# Locked Bootloader - Questions....



## schmaltzy (Aug 29, 2011)

I have a couple questions about the locked bootloader on the S3. I've had a Moto Droid 1, HTC Thunderbolt, and now the S3. I'm not necessarily a noob when it comes to the whole rooting/ROM world, but I don't pretend to know it all either. I rooted my D1 after having it for about 5 months and it was the first time I had ever did anything like that. It took me about 2 months to dive into the rooting world for the Thunderbolt and I never looked back. I got my S3 and am really hoping to do the same but as everyone on this forum knows, it's locked up TIGHT! I have a lot of faith in the developing community though because I own an HP Touchpad and the community has done wonders to make Android work on it!

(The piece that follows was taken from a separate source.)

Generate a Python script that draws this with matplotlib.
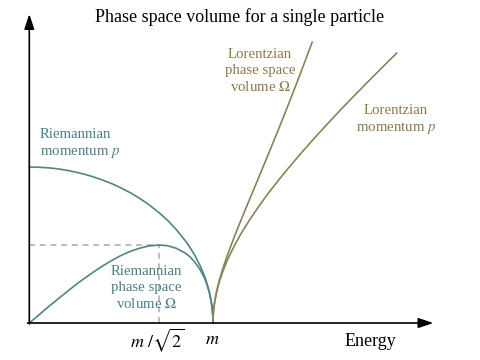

My questions - I don't know much about locked bootloaders. The thunderbolt had S-Off, but it didn't seem that bad to navigate once developers got through it. I know that bootloaders are what tell the system which software to boot up....right?

How do you unlock a bootloader? Is it a code or sorts like a password? Is it something that Samsung could eventually just "leak"?

If a bootloader can be cracked, how do you go about flashing ROM's and kernels?

Will CWR work just like it does on most other phones once the bootloader is cracked?

If the bootloader ends up never being cracked, what then? Can ROM's still be made for it and if so, what will the limitations be?

Sorry for so many questions. I've tried to google some of them but there isn't much info out there on locked bootloaders. Just trying to get an idea on what they are. Thanks for any and all help!


----------



## IrishCream (Jun 7, 2011)

No offense... but this shouldnt be in the development section. Only for ROMs, Kernels, and Developer posts


----------



## jucytec (Dec 29, 2011)

schmaltzy said:


> I have a couple questions about the locked bootloader on the S3. I've had a Moto Droid 1, HTC Thunderbolt, and now the S3. I'm not necessarily a noob when it comes to the whole rooting/ROM world, but I don't pretend to know it all either. I rooted my D1 after having it for about 5 months and it was the first time I had ever did anything like that. It took me about 2 months to dive into the rooting world for the Thunderbolt and I never looked back. I got my S3 and am really hoping to do the same but as everyone on this forum knows, it's locked up TIGHT! I have a lot of faith in the developing community though because I own an HP Touchpad and the community has done wonders to make Android work on it!
> 
> My questions - I don't know much about locked bootloaders. The thunderbolt had S-Off, but it didn't seem that bad to navigate once developers got through it. I know that bootloaders are what tell the system which software to boot up....right?
> 
> ...


I'll wipe your ass for you this one time, we have gotten root, I'm sure you know...
So we technically can flash custom ROM and even RUN a custom kernel, but NOT in the conventional way we have been. please read below link. i don't doubt that someone will find a creative workaround to get around it tho... much like what exists now from Kexec.

http://forum.xda-developers.com/showthread.php?t=1756919


----------



## schmaltzy (Aug 29, 2011)

IrishCream said:


> No offense... but this shouldnt be in the development section. Only for ROMs, Kernels, and Developer posts


Sorry.....I posted it to the Verizon thread cause it's only a Verizon S3 problem.....if a mod reads this, please move....


----------



## landshark (Aug 6, 2011)

Moved


----------



## linuxmotion (Jun 12, 2011)

A bootlaoder is a program that allows one to chose what to boot. Examples: Grub, LILO, U-boot

A basic boot process for android is as follows. Whe the device is turned on the bootloader is initialized then control is passed to the boot partition. This partition contains two items combined, a ramdisk and the kernel. The kernel starts the init process, which all other processes are spawned(created) from. The kernel has features that the OS would need to run, the ramdisk initializes some things that the OS will also need to run.

The lockdown of the bootloader keeps us from replacing the boot partition, which makes it so that we cannot change the ramdisk+kernel without some trickery/hackery. The lockdown is acheived most of the time by checking for a digital signiture that the boot partition was signed with. If the signiture is not found booting does not proceed.

http://i.imgur.com/Ci0gY.png Is an exmaple of what happens without a signed boot partition


----------



## adam (Jul 11, 2011)

sorry to jump on an old thread, but, once the "developer edition" of the phone is around, will that in any way help the devs unlock our bootloader?


----------